### [PROBLEM DESCRIPTION]
Give a verbatim copy of the lines below, minus the pictures.

>> begin

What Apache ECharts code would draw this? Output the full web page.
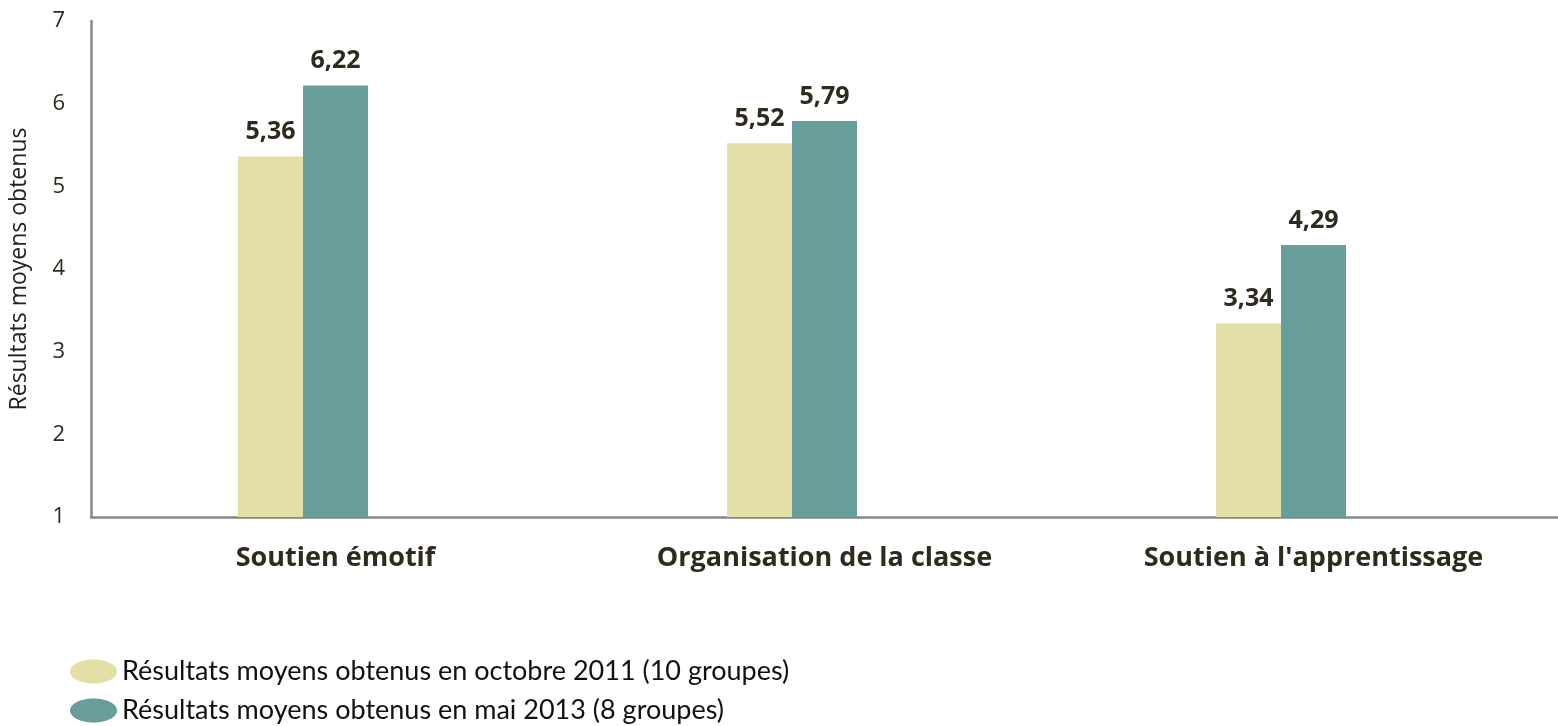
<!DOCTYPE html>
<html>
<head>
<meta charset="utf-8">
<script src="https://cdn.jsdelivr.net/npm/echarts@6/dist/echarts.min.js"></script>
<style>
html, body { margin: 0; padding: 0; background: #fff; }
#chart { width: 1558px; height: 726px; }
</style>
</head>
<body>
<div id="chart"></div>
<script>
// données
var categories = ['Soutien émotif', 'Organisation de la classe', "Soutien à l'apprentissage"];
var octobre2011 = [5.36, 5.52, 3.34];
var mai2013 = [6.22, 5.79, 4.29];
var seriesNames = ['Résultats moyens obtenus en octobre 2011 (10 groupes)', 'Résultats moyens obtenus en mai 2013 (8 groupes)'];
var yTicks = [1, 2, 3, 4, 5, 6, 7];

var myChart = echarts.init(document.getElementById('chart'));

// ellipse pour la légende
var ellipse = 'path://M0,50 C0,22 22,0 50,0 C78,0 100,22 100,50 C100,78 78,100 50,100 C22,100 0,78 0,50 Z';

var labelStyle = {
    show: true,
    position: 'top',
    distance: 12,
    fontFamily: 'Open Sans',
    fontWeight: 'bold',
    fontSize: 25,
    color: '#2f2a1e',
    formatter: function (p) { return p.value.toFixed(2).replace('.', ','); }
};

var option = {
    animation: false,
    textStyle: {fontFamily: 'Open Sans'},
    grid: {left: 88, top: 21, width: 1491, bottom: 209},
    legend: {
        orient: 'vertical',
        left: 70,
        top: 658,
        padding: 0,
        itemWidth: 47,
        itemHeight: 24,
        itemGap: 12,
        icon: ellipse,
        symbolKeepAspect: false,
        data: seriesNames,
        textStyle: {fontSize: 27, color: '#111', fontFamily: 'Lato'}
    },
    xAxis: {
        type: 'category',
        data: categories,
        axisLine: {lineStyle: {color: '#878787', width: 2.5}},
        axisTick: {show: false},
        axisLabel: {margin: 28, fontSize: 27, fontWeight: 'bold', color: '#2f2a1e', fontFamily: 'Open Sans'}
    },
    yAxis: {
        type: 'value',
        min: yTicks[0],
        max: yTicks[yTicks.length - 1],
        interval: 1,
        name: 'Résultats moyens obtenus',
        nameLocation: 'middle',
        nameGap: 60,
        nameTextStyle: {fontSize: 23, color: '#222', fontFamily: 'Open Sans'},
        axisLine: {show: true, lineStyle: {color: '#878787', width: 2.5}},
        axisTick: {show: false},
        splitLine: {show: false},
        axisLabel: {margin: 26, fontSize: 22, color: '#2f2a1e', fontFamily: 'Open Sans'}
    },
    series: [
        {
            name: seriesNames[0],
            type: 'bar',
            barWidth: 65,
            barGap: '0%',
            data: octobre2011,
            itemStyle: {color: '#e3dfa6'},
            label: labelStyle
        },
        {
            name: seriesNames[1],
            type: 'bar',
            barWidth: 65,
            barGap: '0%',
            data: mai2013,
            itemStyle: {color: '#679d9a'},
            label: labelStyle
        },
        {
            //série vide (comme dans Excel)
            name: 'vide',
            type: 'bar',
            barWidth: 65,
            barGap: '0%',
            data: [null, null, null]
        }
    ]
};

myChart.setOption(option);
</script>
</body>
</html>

>> end

### [THE REPLY]
What Apache ECharts code would draw this? Output the full web page.
<!DOCTYPE html>
<html>
<head>
<meta charset="utf-8">
<script src="https://cdn.jsdelivr.net/npm/echarts@6/dist/echarts.min.js"></script>
<style>
html, body { margin: 0; padding: 0; background: #fff; }
#chart { width: 1558px; height: 726px; }
</style>
</head>
<body>
<div id="chart"></div>
<script>
// données
var categories = ['Soutien émotif', 'Organisation de la classe', "Soutien à l'apprentissage"];
var octobre2011 = [5.36, 5.52, 3.34];
var mai2013 = [6.22, 5.79, 4.29];
var seriesNames = ['Résultats moyens obtenus en octobre 2011 (10 groupes)', 'Résultats moyens obtenus en mai 2013 (8 groupes)'];
var yTicks = [1, 2, 3, 4, 5, 6, 7];

var myChart = echarts.init(document.getElementById('chart'));

// ellipse pour la légende
var ellipse = 'path://M0,50 C0,22 22,0 50,0 C78,0 100,22 100,50 C100,78 78,100 50,100 C22,100 0,78 0,50 Z';

var labelStyle = {
    show: true,
    position: 'top',
    distance: 12,
    fontFamily: 'Open Sans',
    fontWeight: 'bold',
    fontSize: 25,
    color: '#2f2a1e',
    formatter: function (p) { return p.value.toFixed(2).replace('.', ','); }
};

var option = {
    animation: false,
    textStyle: {fontFamily: 'Open Sans'},
    grid: {left: 88, top: 21, width: 1491, bottom: 209},
    legend: {
        orient: 'vertical',
        left: 70,
        top: 658,
        padding: 0,
        itemWidth: 47,
        itemHeight: 24,
        itemGap: 12,
        icon: ellipse,
        symbolKeepAspect: false,
        data: seriesNames,
        textStyle: {fontSize: 27, color: '#111', fontFamily: 'Lato'}
    },
    xAxis: {
        type: 'category',
        data: categories,
        axisLine: {lineStyle: {color: '#878787', width: 2.5}},
        axisTick: {show: false},
        axisLabel: {margin: 28, fontSize: 27, fontWeight: 'bold', color: '#2f2a1e', fontFamily: 'Open Sans'}
    },
    yAxis: {
        type: 'value',
        min: yTicks[0],
        max: yTicks[yTicks.length - 1],
        interval: 1,
        name: 'Résultats moyens obtenus',
        nameLocation: 'middle',
        nameGap: 60,
        nameTextStyle: {fontSize: 23, color: '#222', fontFamily: 'Open Sans'},
        axisLine: {show: true, lineStyle: {color: '#878787', width: 2.5}},
        axisTick: {show: false},
        splitLine: {show: false},
        axisLabel: {margin: 26, fontSize: 22, color: '#2f2a1e', fontFamily: 'Open Sans'}
    },
    series: [
        {
            name: seriesNames[0],
            type: 'bar',
            barWidth: 65,
            barGap: '0%',
            data: octobre2011,
            itemStyle: {color: '#e3dfa6'},
            label: labelStyle
        },
        {
            name: seriesNames[1],
            type: 'bar',
            barWidth: 65,
            barGap: '0%',
            data: mai2013,
            itemStyle: {color: '#679d9a'},
            label: labelStyle
        },
        {
            //série vide (comme dans Excel)
            name: 'vide',
            type: 'bar',
            barWidth: 65,
            barGap: '0%',
            data: [null, null, null]
        }
    ]
};

myChart.setOption(option);
</script>
</body>
</html>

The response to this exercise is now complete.